Was von alldem sollte denn da Leitkultur sein oder werden? Die einschlägigen Programmatiker verschweigen es. Was sie meinen und sagen, ist, dass eine gleichberechtigte Existenz zweier oder mehrerer Parallelgesellschaften innerhalb unseres deutschen Vaterlands nicht angehe. Der Begriff wird offensiv gegen deren Verteidiger gerichtet.

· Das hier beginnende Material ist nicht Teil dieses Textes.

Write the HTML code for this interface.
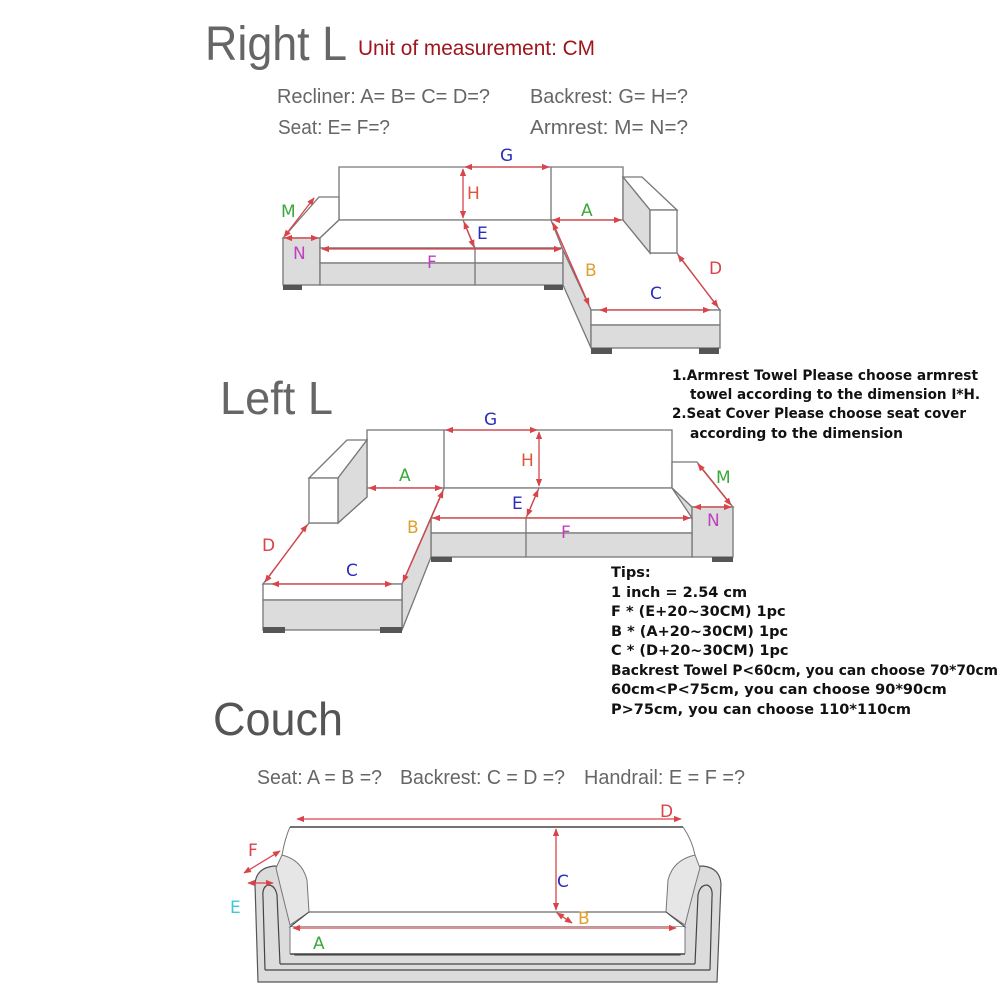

Es waren die Bündnisgrünen, denen die Multikulturalität ein Anliegen war und ein Ausweis von gesellschaftlicher Toleranz. Seit die kopfstärkste Parallelgesellschaft im Land, die türkische, den Kalifen von Köln hervorbrachte, außerdem Ehrenmorde, Zwangsehen und die weitgehende Entmündigung der Frau, erkannten sie, dass hier Menschenrechtlichkeit und grüne Toleranz mit sich selber kollidieren. Mittlerweile wurde es um Multikulti deutlich stiller.

Für ausländische Immigranten hat zu gelten, dass sie die Verfassung mitsamt unserer Rechtsordnung anerkennen und außerdem, auch zu ihrem eigenen Vorteil, die hiesige Sprache beherrschen. Auf nicht viel anderes läuft das Gerede von deutscher Leitkultur hinaus. Da es so ist, sollte man, was man meint, auch sagen und den missverständlichen Begriff deutsche Leitkultur gründlich entsorgen.

Rolf Schneider stammt aus Chemnitz. Er war Redakteur der kulturpolitischen Monatszeitschrift Aufbau in Berlin (Ost) und wurde dann freier Schriftsteller. Wegen "groben Verstoßes gegen das Statut" wurde er im Juni 1979 aus dem DDR-Schriftstellerverband ausgeschlossen, nachdem er unter anderem zuvor mit elf Schriftstellerkollegen in einer Resolution gegen die Zwangsausbürgerung Wolf Biermanns protestiert hatte. Veröffentlichungen u.a. "November", "Volk ohne Trauer" und "Die Sprache des Geldes". Rolf Schneider schreibt gegenwärtig für eine Reihe angesehener Zeitungen und äußert sich insbesondere zu kultur- und gesellschaftspolitischen Themen.